Con questo approccio Antonello Pasini spiega i diversi aspetti e lo fa spiegando, in modo semplice e chiaro, le scoperte della scienza a partire da quelle su cui ha dato il suo contributo scientifico. Come già in un precedente volume (Effetto serra Effetto Guerra, Chiarelettere, pagg.176, 15€) scritto con Grammeos Mastrojeni, il rigore scientifico è accompagnato da una semplicità di lettura e da chiare indicazioni su politiche e misure. Entrambi i volumi presentano la descrizione della «dinamica climatica» in cui l’Italia è coinvolta col bacino del Mediterraneo. La presenza di strutture anticicloniche sul deserto del Sahara, infatti, determina una fenomenologia precisa: «Da un lato siamo sempre più spesso sotto l’influsso di anticicloni africani che portano bel tempo, ma temperature e talvolta umidità superiori: ciò può significare lunghi periodi di siccità e meno giorni di pioggia nel corso dell’anno; dall’altro lato, però, arrivano più frequentemente anche gli influssi freddi, che possono causare precipitazioni intense, aumentando quindi la quantità di pioggia (che ora cade violentemente nei pochi giorni piovosi rimasti)».
Pur parlando di disastri, il tono del libro è comunque ottimista e mira a spingere all’azione: la notizia positiva, ribadisce Pasini, è che buona parte dei fattori in gioco è causata dalle attività umane e, dunque, c’è ampio spazio di manovra per cambiare le cose.

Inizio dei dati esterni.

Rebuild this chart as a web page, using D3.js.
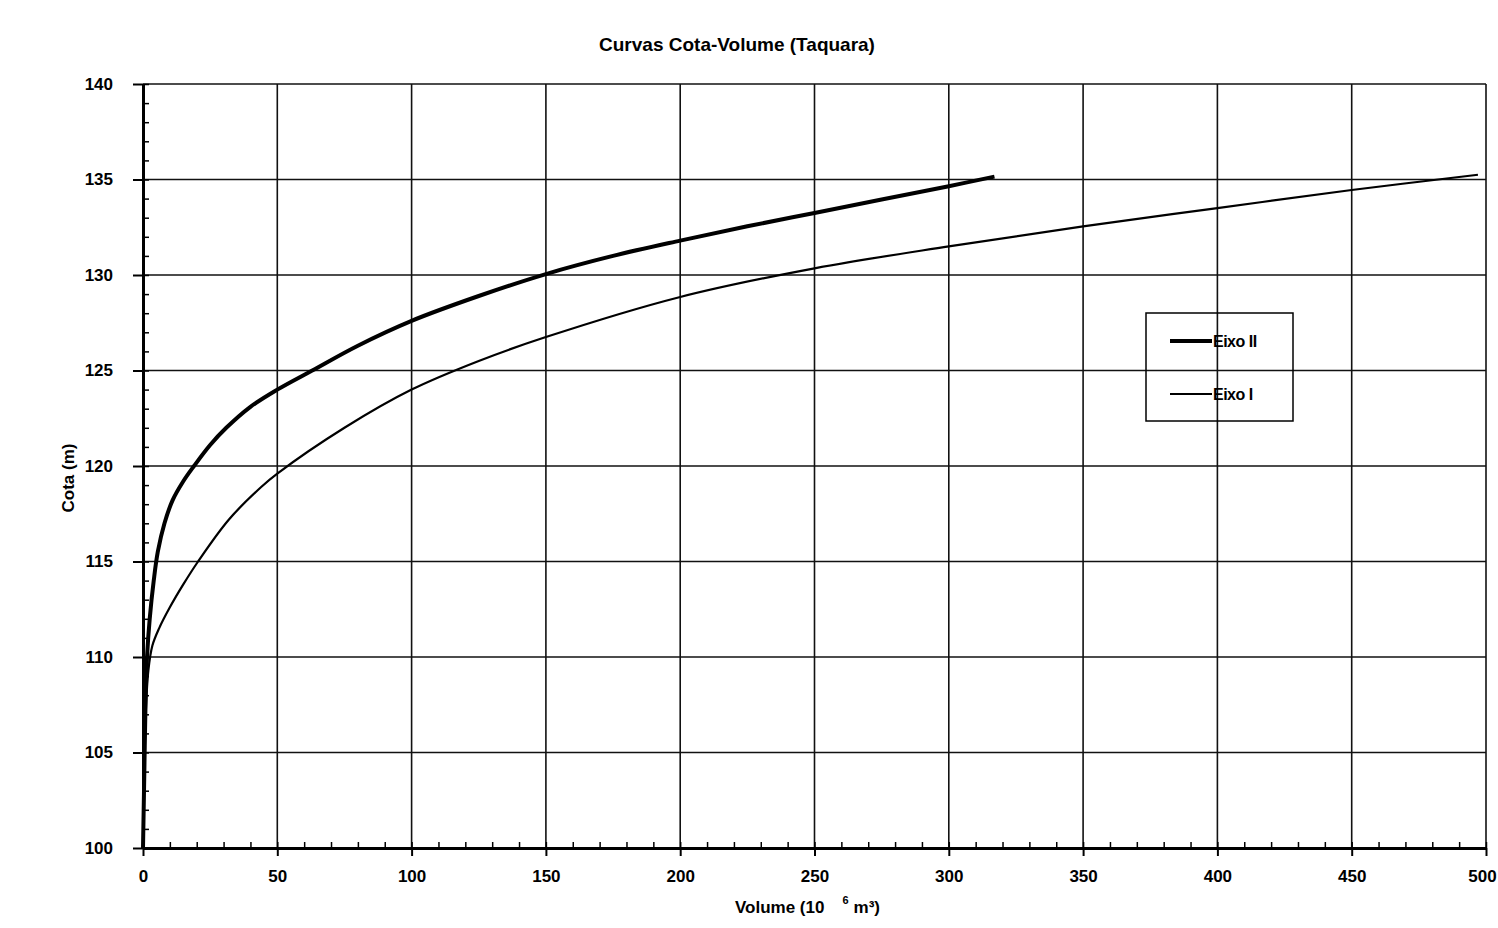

Anche se, purtroppo, il sistema climatico ha di per sé una sua inerzia: la CO2 che emettiamo rimane alcuni secoli in atmosfera e dunque una parte dei danni è inevitabile. «In effetti, non si parla mai di tornare alle temperature preindustriali, si cerca solo di non aumentare troppo la temperatura per scongiurare impatti peggiori. Di conseguenza, dovremo abituarci a convivere con impatti che non siamo in grado di eliminare, facendo in modo che provochino il numero minore di danni. Per questo dobbiamo anche pensare ad azioni di adattamento, per esempio del territorio, delle nostre infrastrutture, case e altri manufatti. (…) Nonostante questo, sappiamo che per evitare i guai peggiori del cambiamento climatico l’abbandono dei combustibili fossili andrà attuato, e anche rapidamente».
Dunque, per risolvere gli effetti del «disastro climatico» dobbiamo sia mettere in campo misure di «adattamento» territoriale, in modo da ridurre la vulnerabilità (ad esempio idrogeologica) del territorio che l’esposizione dei nostri beni (con una pianificazione territoriale attenta).
Ma qui, diversamente dall’esempio del virus, possiamo in prospettiva (temporalmente lunga purtroppo) agire anche sulla pericolosità degli eventi climatici, contribuendo a ridurre le emissioni di gas a effetto serra su scala globale, che è l’unica possibilità per mantenere vivibile il pianeta e, dunque, anche il contesto mediterraneo in cui il nostro Paese è collocato.